Joining in on mass observations
Observation starts at 18:33
One man is sitting outside, drinking what appears to be a porter.
Above the entryway is a wooden plaque displaying the name of the pub, with Victorian-esque light fixtures adorning the outside wall.
Inside the pub are beer steins (Steinkruege) adorning wooden nooks, crannies, and display cases. The decorations are akin to a British pub, with the atmosphere to match. For the sake of anonymity, though, it is tough to go into detail about the place as it would be a total giveaway. But there is brewing memorabilia towards the back, with paintings of various beer labels and brewery logos.
This is an international craft beer bar and dedicates itself to beers from only one country. An idea normally afforded to the Belgians, and one which I hope catches on. It gives me more reasons to go out.
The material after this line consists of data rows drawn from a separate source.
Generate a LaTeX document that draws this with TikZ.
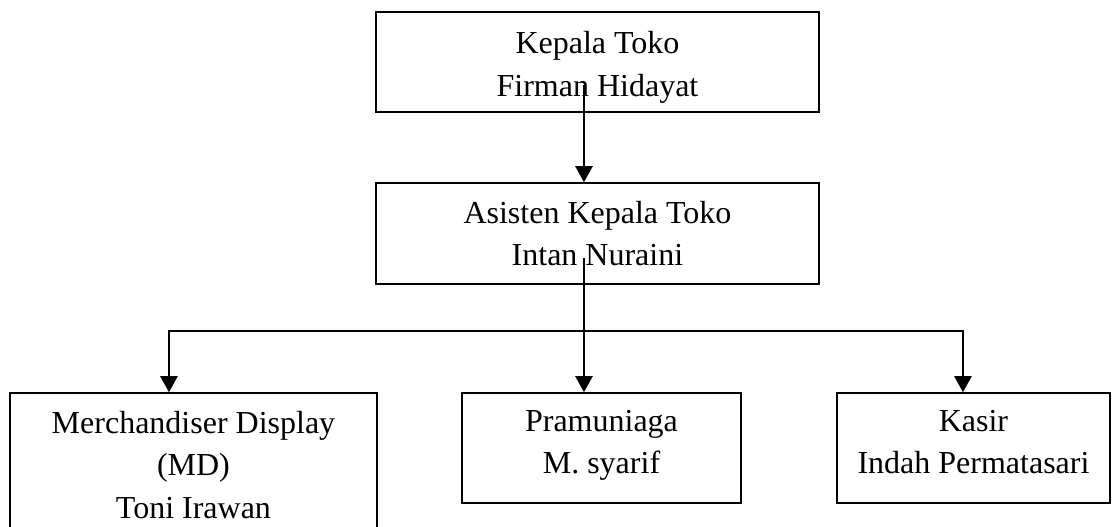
\documentclass[tikz,border=0pt]{standalone}
\usepackage{fontspec}
\setmainfont{Liberation Serif}
\usetikzlibrary{arrows.meta}

\begin{document}
\begin{tikzpicture}[
    jabatan/.style={draw,line width=0.6pt,inner sep=0pt,align=center,font=\fontsize{12}{15.9}\selectfont},
    panah/.style={line width=0.8pt,-{Triangle[width=6.4pt,length=6pt]}},
    panahdua/.style={line width=0.8pt,{Triangle[width=6.4pt,length=6pt]}-{Triangle[width=6.4pt,length=6pt]}}
  ]
    \useasboundingbox (0,0) rectangle (14.683,6.933);
    \node [jabatan,minimum width=5.839cm,minimum height=1.318cm] (KT) at (7.875,6.116) {\rule{0pt}{12.4pt}Kepala Toko\\Firman Hidayat};
    \node [jabatan,minimum width=5.839cm,minimum height=1.331cm] (AKT) at (7.875,3.855) {Asisten Kepala Toko\\Intan Nuraini};
    \node [jabatan,minimum width=4.837cm,minimum height=1.898cm] (MD) at (2.550,0.804) {Merchandiser Display\\(MD)\\Toni Irawan};
    \node [jabatan,minimum width=3.677cm,minimum height=1.450cm] (PR) at (7.928,1.028) {Pramuniaga\\M. syarif\rule[-4.4pt]{0pt}{4.4pt}};
    \node [jabatan,minimum width=3.598cm,minimum height=1.450cm] (KS) at (12.831,1.028) {Kasir\\Indah Permatasari\rule[-4.4pt]{0pt}{4.4pt}};

    \coordinate (s1) at (7.697,5.812);
    \coordinate (s2) at (7.697,3.532);
    \coordinate (hl) at (2.227,2.570);
    \coordinate (hr) at (12.692,2.570);

    \draw[panah] (s1)--(s1 |- AKT.north);
    \draw[panah] (s2)--(s2 |- PR.north);
    \draw[panahdua] (hl |- MD.north)--(hl)--(hr)--(hr |- KS.north);
\end{tikzpicture}
\end{document}
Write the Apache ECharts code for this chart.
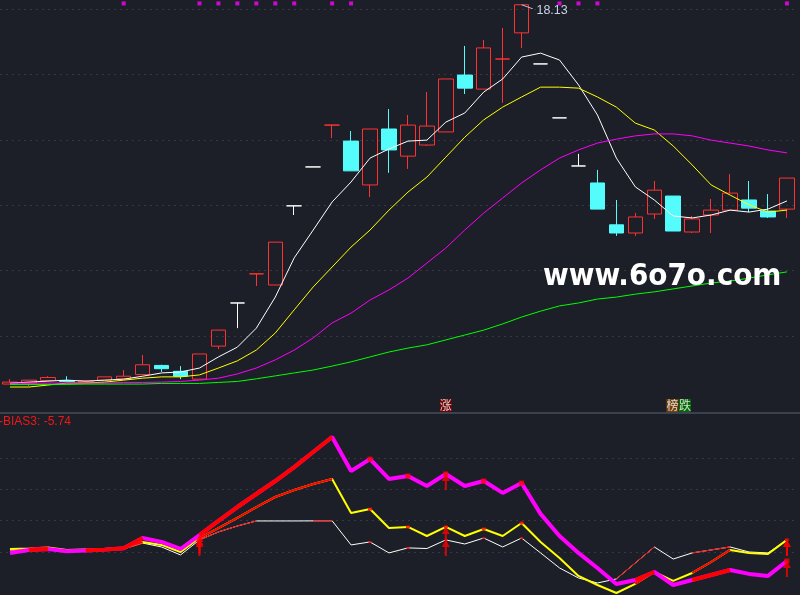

I order a pale ale. There are 19 taps, of which three are dedicated to cask ales. This is the only place (to my knowledge) that offers cask ale in Berlin, despite it not being a British pub. The beer styles range from pilsner to hefeweizen, a hopped bock to double IPA. It is one of the more impressive tap lists, but the majority of the beers are only from one brewery, despite it advertising as a craft beer bar, and not a brewery tap house.
There are also around 20 different bottles available, ranging from 11 to 40 euros in price.
An Italian woman walks up to the bar and greets the bartenders in a boisterous manner. While they exchange pleasantries, I stand in silence waiting for a freshly pulled beer.
I decide to sit outside, as the weather is agreeable and the bar is located in a nice neighborhood. There are six plants in the venue, hedges on the outside, with two trees shading the front patio. People walk by every other minute or so, always looking tempted to join in. Two others enter; this time German. They order a hefeweizen and a bock beer.
There are normally no TVs here, but given the European Championships, one is hanging in front of a window.
The Italian woman joins the man drinking outside. It appears they have organized a social gathering for a large group of internationals as they switched to English once more of them arrived. Their party eventually grows to eight. They’re all drinking different beer, but none of them have the hefeweizen or pilsner.
I finish up my pint and decide to sit inside next to the window. A couple walks in and start asking the bartender for advice on what to drink. Do bartenders get enough credit? It must get tiresome to recommend beer day in and day out.
The chef is preparing something, but it involves a giant wheel of cheese. Another man walks in, this time American. He seems to be the most talkative out of all the patrons, as he jumped from group to group trying to start a conversation. He is drinking the double IPA.
I try to distinguish what people are talking about, but it’s a touch difficult given the three different languages being spoken in here. Some are catching up; others are discussing the philosophy of death. Typical pub talk, really.
There are five people smoking, no vapes. Oddly enough, there are also five people with visible tattoos.
As I am about to leave, I notice an ‘American lager’ on tap. I am not aware of any American-style lager that is worthwhile, but to my surprise, it was a good beer despite my palate being wrecked after the session IPA.
It is now 20:02 when I leave, and there are sixteen people in the pub.